▶ Task statement
Copy the material below verbatim from the line with "Clone this chart" to the line with "1267, height: 892", both lines included, omitting pictures and every line outside that range.

[Rows from a dataset of charts and code]
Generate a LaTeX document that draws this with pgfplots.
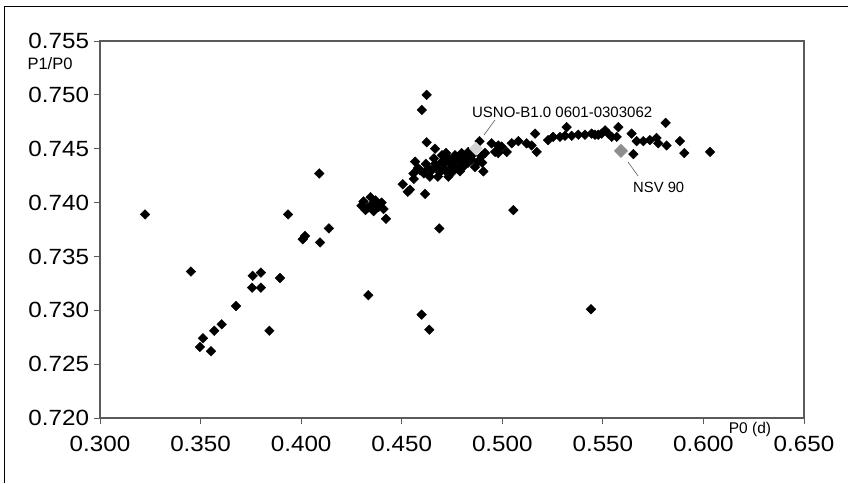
\documentclass[border=0pt]{standalone}
\usepackage{fontspec}
\setmainfont{Liberation Sans}
\usepackage{pgfplots}
\pgfplotsset{compat=1.18}
\usepackage{pgfplotstable}
\definecolor{axgray}{HTML}{5A5A5A}
\definecolor{usnogray}{HTML}{D4D4D4}
\definecolor{nsvgray}{HTML}{8E8E8E}

% P0 (d)  P1/P0
\pgfplotstableread{
x y
0.3224 0.7389
0.3452 0.7336
0.3759 0.7332
0.3800 0.7335
0.3756 0.7321
0.3800 0.7321
0.3895 0.7330
0.3676 0.7304
0.3497 0.7266
0.3512 0.7274
0.3552 0.7262
0.3568 0.7281
0.3605 0.7287
0.3842 0.7281
0.4090 0.7427
0.3935 0.7389
0.4019 0.7369
0.4008 0.7366
0.4138 0.7376
0.4094 0.7363
0.4334 0.7314
0.4300 0.7397
0.4310 0.7401
0.4330 0.7395
0.4345 0.7405
0.4350 0.7398
0.4370 0.7402
0.4385 0.7396
0.4400 0.7400
0.4410 0.7394
0.4360 0.7392
0.4320 0.7393
0.4422 0.7385
0.4505 0.7417
0.4541 0.7412
0.4530 0.7410
0.4616 0.7408
0.4687 0.7376
0.4624 0.7500
0.4600 0.7486
0.4624 0.7456
0.4666 0.7450
0.4567 0.7438
0.5055 0.7393
0.4599 0.7296
0.4637 0.7282
0.5441 0.7301
0.4558 0.7427
0.4591 0.7430
0.4632 0.7432
0.4666 0.7436
0.4699 0.7438
0.4732 0.7441
0.4765 0.7444
0.4798 0.7446
0.4831 0.7447
0.4715 0.7430
0.4748 0.7433
0.4732 0.7424
0.4798 0.7436
0.4847 0.7440
0.4897 0.7443
0.4914 0.7446
0.4947 0.7455
0.4964 0.7447
0.4980 0.7453
0.4906 0.7429
0.4864 0.7433
0.4887 0.7457
0.4580 0.7432
0.4610 0.7427
0.4620 0.7436
0.4650 0.7430
0.4660 0.7441
0.4680 0.7432
0.4690 0.7428
0.4700 0.7444
0.4710 0.7436
0.4720 0.7446
0.4740 0.7437
0.4750 0.7428
0.4760 0.7438
0.4770 0.7432
0.4780 0.7441
0.4790 0.7429
0.4800 0.7440
0.4810 0.7434
0.4820 0.7444
0.4830 0.7437
0.4850 0.7444
0.4880 0.7438
0.4900 0.7437
0.4680 0.7424
0.4560 0.7422
0.4640 0.7424
0.4997 0.7452
0.4980 0.7446
0.5047 0.7455
0.5022 0.7447
0.5080 0.7457
0.5121 0.7455
0.5163 0.7464
0.5146 0.7453
0.5171 0.7447
0.5228 0.7458
0.5253 0.7461
0.5287 0.7461
0.5320 0.7470
0.5312 0.7462
0.5345 0.7462
0.5378 0.7463
0.5411 0.7463
0.5444 0.7464
0.5477 0.7463
0.5494 0.7464
0.5527 0.7464
0.5511 0.7467
0.5544 0.7461
0.5577 0.7470
0.5569 0.7461
0.5643 0.7464
0.5668 0.7457
0.5701 0.7457
0.5734 0.7458
0.5767 0.7460
0.5775 0.7455
0.5812 0.7474
0.5817 0.7453
0.5883 0.7457
0.5905 0.7446
0.6033 0.7447
0.5652 0.7445
0.5461 0.7463
}\stars

\begin{document}
\begin{tikzpicture}
\path[use as bounding box] (0pt,0pt) rectangle (848pt,483pt);
\draw[black, line width=1pt] (4pt,0pt) -- (4pt,476pt) -- (848pt,476pt);
\begin{axis}[
  at={(100pt,65pt)}, anchor=south west,
  scale only axis, width=704pt, height=377pt,
  xmin=0.3, xmax=0.65, ymin=0.72, ymax=0.755,
  xtick={0.30,0.35,0.40,0.45,0.50,0.55,0.60,0.65},
  ytick={0.720,0.725,0.730,0.735,0.740,0.745,0.750,0.755},
  scaled ticks=false,
  xtick pos=bottom, ytick pos=left,
  tick align=outside, major tick length=6pt,
  tick style={axgray, line width=1pt},
  axis line style={axgray, line width=1.2pt},
  /pgf/number format/.cd, fixed, fixed zerofill, precision=3,
    assume math mode=true, /pgfplots/.cd,
  ticklabel style={font=\fontsize{22}{25}\selectfont, xscale=1.1},
  xticklabel style={yshift=-9pt},
  yticklabel style={xshift=-1pt},
  clip=false,
]
\addplot[only marks, mark=square*, mark size=3.4pt,
  mark options={rotate=45, fill=black, draw=black}] table[x=x, y=y] {\stars};
\addplot[only marks, mark=square*, mark size=4.7pt,
  mark options={rotate=45, fill=usnogray, draw=usnogray}] coordinates {(0.4869,0.7450)};
\addplot[only marks, mark=square*, mark size=4.7pt,
  mark options={rotate=45, fill=nsvgray, draw=nsvgray}] coordinates {(0.5590,0.7448)};
\draw[axgray, line width=0.6pt] (axis cs:0.4964,0.74767) -- (axis cs:0.4909,0.74627);
\draw[axgray, line width=0.6pt] (axis cs:0.5625,0.74377) -- (axis cs:0.5675,0.74247);
\node[anchor=west, inner sep=0pt, font=\fontsize{15}{17}\selectfont]
  at (axis cs:0.4849,0.74841) {USNO-B1.0 0601-0303062};
\node[anchor=west, inner sep=0pt, font=\fontsize{14.8}{17}\selectfont]
  at (axis cs:0.5650,0.74145) {NSV 90};
\end{axis}
\node[font=\fontsize{16.5}{18}\selectfont, inner sep=0pt] at (50pt,419pt) {P1/P0};
\node[font=\fontsize{15.5}{18}\selectfont, inner sep=0pt] at (750pt,54pt) {P0 (d)};
\end{tikzpicture}
\end{document}
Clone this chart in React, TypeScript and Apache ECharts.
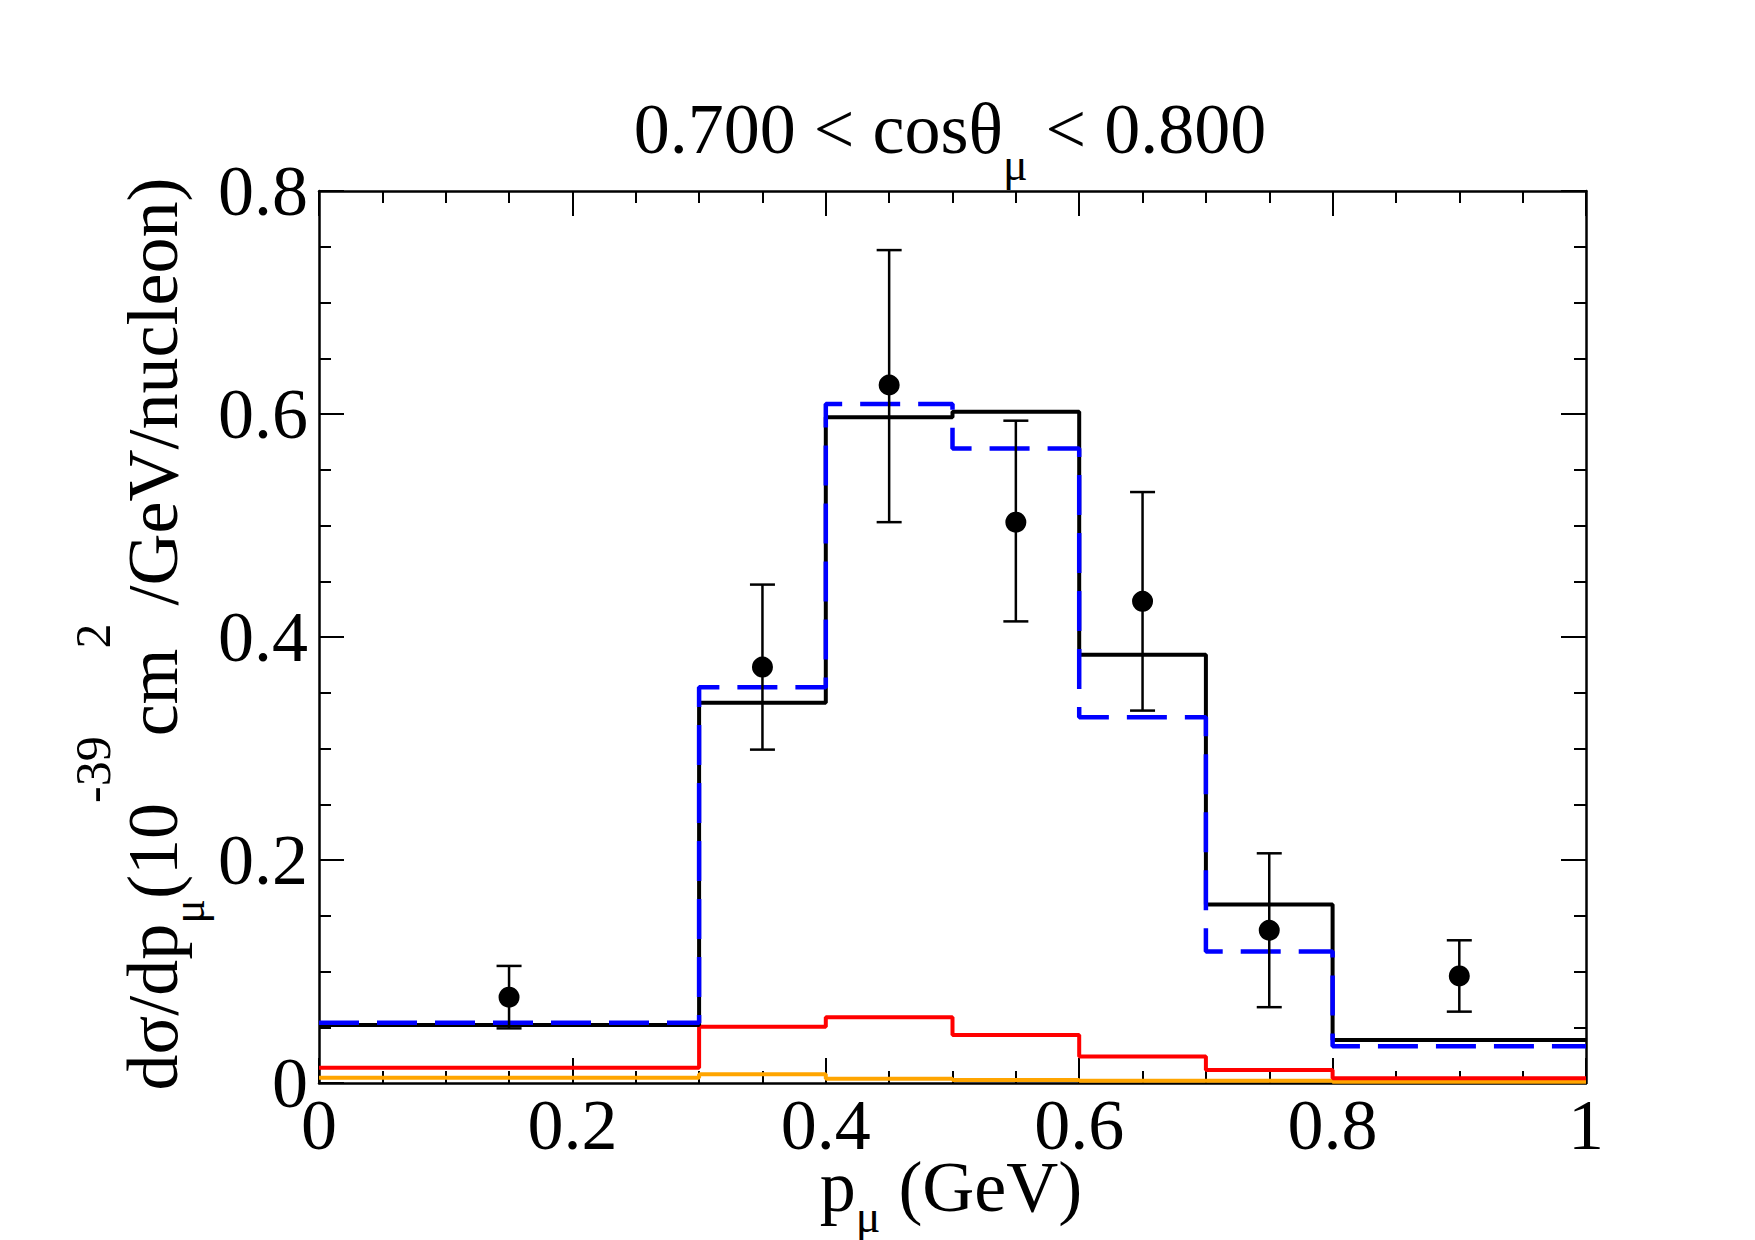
import React, { useEffect, useRef } from "react";
import * as echarts from "echarts";

// Bin edges (GeV) and histogram values per bin
const binEdges = [0, 0.3, 0.4, 0.5, 0.6, 0.7, 0.8, 1.0];
const totalModel = [0.052, 0.341, 0.597, 0.602, 0.384, 0.16, 0.0386];
const altModel = [0.054, 0.355, 0.609, 0.569, 0.328, 0.118, 0.033];
const redComponent = [0.0137, 0.0505, 0.059, 0.043, 0.0237, 0.0117, 0.0042];
const orangeComponent = [0.0048, 0.0078, 0.0039, 0.0027, 0.002, 0.002, 0.0012];

// Data points with error bars
const dataX = [0.15, 0.35, 0.45, 0.55, 0.65, 0.75, 0.9];
const dataY = [0.077, 0.373, 0.626, 0.503, 0.432, 0.137, 0.096];
const errLow = [0.049, 0.299, 0.503, 0.414, 0.334, 0.068, 0.064];
const errHigh = [0.105, 0.447, 0.747, 0.594, 0.53, 0.206, 0.128];

const xTickLabels = ["0", "0.2", "0.4", "0.6", "0.8", "1"];
const yTickLabels = ["0", "0.2", "0.4", "0.6", "0.8"];

const FONT = "Liberation Serif";
const MAIN = 72;
const SMALL = 46;

const stepData = (vals: number[]) =>
  binEdges.map((x, i) => [x, vals[Math.min(i, vals.length - 1)]]);

// compact rich styles (subscript only)
const richTitle = {
  m: { fontFamily: FONT, fontSize: MAIN, lineHeight: 80, color: "#000" },
  s: { fontFamily: FONT, fontSize: SMALL, lineHeight: 10, verticalAlign: "top", padding: [52, 0, 0, 0], color: "#000" },
};
const richXName = {
  m: { fontFamily: FONT, fontSize: MAIN, lineHeight: 40, color: "#000" },
  s: { fontFamily: FONT, fontSize: SMALL, lineHeight: 10, verticalAlign: "top", padding: [26, 0, 0, 0], color: "#000" },
};

// tall rich styles (subscript + superscript)
const richBoth = {
  m: { fontFamily: FONT, fontSize: MAIN, lineHeight: 170, color: "#000" },
  s: { fontFamily: FONT, fontSize: SMALL, lineHeight: 10, verticalAlign: "top", padding: [97, 0, 0, 0], color: "#000" },
  u: { fontFamily: FONT, fontSize: 50, lineHeight: 10, verticalAlign: "top", padding: [0, 0, 0, 0], color: "#000" },
};

const GRID = { left: 319, top: 191, width: 1267, height: 892 };

function makeAxisCommon(showLabels: boolean, labels: string[], interval: number, max: number, margin = 8) {
  return {
    type: "value" as const,
    min: 0,
    max,
    interval,
    axisLine: { show: true, onZero: false, lineStyle: { color: "#000", width: 2.5 } },
    axisTick: { show: true, inside: true, length: 25, lineStyle: { color: "#000", width: 2 } },
    minorTick: { show: true, splitNumber: 4, length: 12, lineStyle: { color: "#000", width: 2 } },
    splitLine: { show: false },
    minorSplitLine: { show: false },
    axisLabel: {
      show: showLabels,
      margin,
      fontFamily: FONT,
      fontSize: MAIN,
      color: "#000",
      formatter: (v: number) => {
        const idx = Math.round(v / interval);
        return labels[idx] ?? "";
      },
    },
  };
}

export default function App() {
  const ref = useRef<HTMLDivElement>(null);

  useEffect(() => {
    if (!ref.current) return;
    const chart = echarts.init(ref.current, undefined, { renderer: "svg" });

    const lineSeries = (name: string, vals: number[], color: string, width: number, z: number, dashed = false) => ({
      name,
      type: "line" as const,
      step: "end" as const,
      data: stepData(vals),
      showSymbol: false,
      symbol: "none",
      z,
      lineStyle: { color, width, type: dashed ? [40, 18] : "solid", cap: "butt" },
      xAxisIndex: 0,
      yAxisIndex: 0,
    });

    const option: any = {
      animation: false,
      backgroundColor: "#fff",
      grid: { ...GRID, containLabel: false },
      xAxis: [
        { ...makeAxisCommon(true, xTickLabels, 0.2, 1, 6), position: "bottom" },
        { ...makeAxisCommon(false, xTickLabels, 0.2, 1), position: "top" },
      ],
      yAxis: [
        { ...makeAxisCommon(true, yTickLabels, 0.2, 0.8, 11), position: "left" },
        { ...makeAxisCommon(false, yTickLabels, 0.2, 0.8), position: "right" },
      ],
      series: [
        lineSeries("orange", orangeComponent, "#ffa500", 4, 2),
        lineSeries("red", redComponent, "#ff0000", 4, 2),
        lineSeries("total", totalModel, "#000000", 4, 3),
        lineSeries("alt", altModel, "#0000ff", 4.5, 4, true),
        {
          name: "errors",
          type: "custom",
          xAxisIndex: 0,
          yAxisIndex: 0,
          z: 5,
          data: dataX.map((x, i) => [x, errLow[i], errHigh[i]]),
          encode: { x: 0, y: [1, 2] },
          renderItem: (params: any, api: any) => {
            const x = api.value(0);
            const lo = api.coord([x, api.value(1)]);
            const hi = api.coord([x, api.value(2)]);
            const w = 12.5;
            const st = { stroke: "#000", lineWidth: 2.5 };
            return {
              type: "group",
              children: [
                { type: "line", shape: { x1: lo[0], y1: lo[1], x2: hi[0], y2: hi[1] }, style: st },
                { type: "line", shape: { x1: lo[0] - w, y1: lo[1], x2: lo[0] + w, y2: lo[1] }, style: st },
                { type: "line", shape: { x1: hi[0] - w, y1: hi[1], x2: hi[0] + w, y2: hi[1] }, style: st },
              ],
            };
          },
        },
        {
          name: "data",
          type: "scatter",
          xAxisIndex: 0,
          yAxisIndex: 0,
          z: 6,
          symbol: "circle",
          symbolSize: 21,
          itemStyle: { color: "#000", opacity: 1 },
          data: dataX.map((x, i) => [x, dataY[i]]),
        },
      ],
      graphic: [
        {
          type: "text",
          x: 950,
          y: 129,
          style: {
            text: "{m|0.700 < cosθ}{s|μ}{m| < 0.800}",
            rich: richTitle,
            align: "center",
            verticalAlign: "middle",
          },
        },
        {
          type: "text",
          x: 951,
          y: 1187,
          style: {
            text: "{m|p}{s|μ}{m| (GeV)}",
            rich: richXName,
            align: "center",
            verticalAlign: "middle",
          },
        },
        {
          type: "text",
          x: 153,
          y: 634,
          rotation: Math.PI / 2,
          style: {
            text: "{m|dσ/dp}{s|μ}{m|(10}{u|-39}{m|cm}{u|2}{m| /GeV/nucleon)}",
            rich: richBoth,
            align: "center",
            verticalAlign: "middle",
          },
        },
      ],
    };

    chart.setOption(option);
    return () => chart.dispose();
  }, []);

  return (
    <div
      ref={ref}
      style={{ position: "absolute", left: 0, top: 0, width: 1755, height: 1240, background: "#fff" }}
    />
  );
}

▶ Correct output
Clone this chart in React, TypeScript and Apache ECharts.
import React, { useEffect, useRef } from "react";
import * as echarts from "echarts";

// Bin edges (GeV) and histogram values per bin
const binEdges = [0, 0.3, 0.4, 0.5, 0.6, 0.7, 0.8, 1.0];
const totalModel = [0.052, 0.341, 0.597, 0.602, 0.384, 0.16, 0.0386];
const altModel = [0.054, 0.355, 0.609, 0.569, 0.328, 0.118, 0.033];
const redComponent = [0.0137, 0.0505, 0.059, 0.043, 0.0237, 0.0117, 0.0042];
const orangeComponent = [0.0048, 0.0078, 0.0039, 0.0027, 0.002, 0.002, 0.0012];

// Data points with error bars
const dataX = [0.15, 0.35, 0.45, 0.55, 0.65, 0.75, 0.9];
const dataY = [0.077, 0.373, 0.626, 0.503, 0.432, 0.137, 0.096];
const errLow = [0.049, 0.299, 0.503, 0.414, 0.334, 0.068, 0.064];
const errHigh = [0.105, 0.447, 0.747, 0.594, 0.53, 0.206, 0.128];

const xTickLabels = ["0", "0.2", "0.4", "0.6", "0.8", "1"];
const yTickLabels = ["0", "0.2", "0.4", "0.6", "0.8"];

const FONT = "Liberation Serif";
const MAIN = 72;
const SMALL = 46;

const stepData = (vals: number[]) =>
  binEdges.map((x, i) => [x, vals[Math.min(i, vals.length - 1)]]);

// compact rich styles (subscript only)
const richTitle = {
  m: { fontFamily: FONT, fontSize: MAIN, lineHeight: 80, color: "#000" },
  s: { fontFamily: FONT, fontSize: SMALL, lineHeight: 10, verticalAlign: "top", padding: [52, 0, 0, 0], color: "#000" },
};
const richXName = {
  m: { fontFamily: FONT, fontSize: MAIN, lineHeight: 40, color: "#000" },
  s: { fontFamily: FONT, fontSize: SMALL, lineHeight: 10, verticalAlign: "top", padding: [26, 0, 0, 0], color: "#000" },
};

// tall rich styles (subscript + superscript)
const richBoth = {
  m: { fontFamily: FONT, fontSize: MAIN, lineHeight: 170, color: "#000" },
  s: { fontFamily: FONT, fontSize: SMALL, lineHeight: 10, verticalAlign: "top", padding: [97, 0, 0, 0], color: "#000" },
  u: { fontFamily: FONT, fontSize: 50, lineHeight: 10, verticalAlign: "top", padding: [0, 0, 0, 0], color: "#000" },
};

const GRID = { left: 319, top: 191, width: 1267, height: 892 };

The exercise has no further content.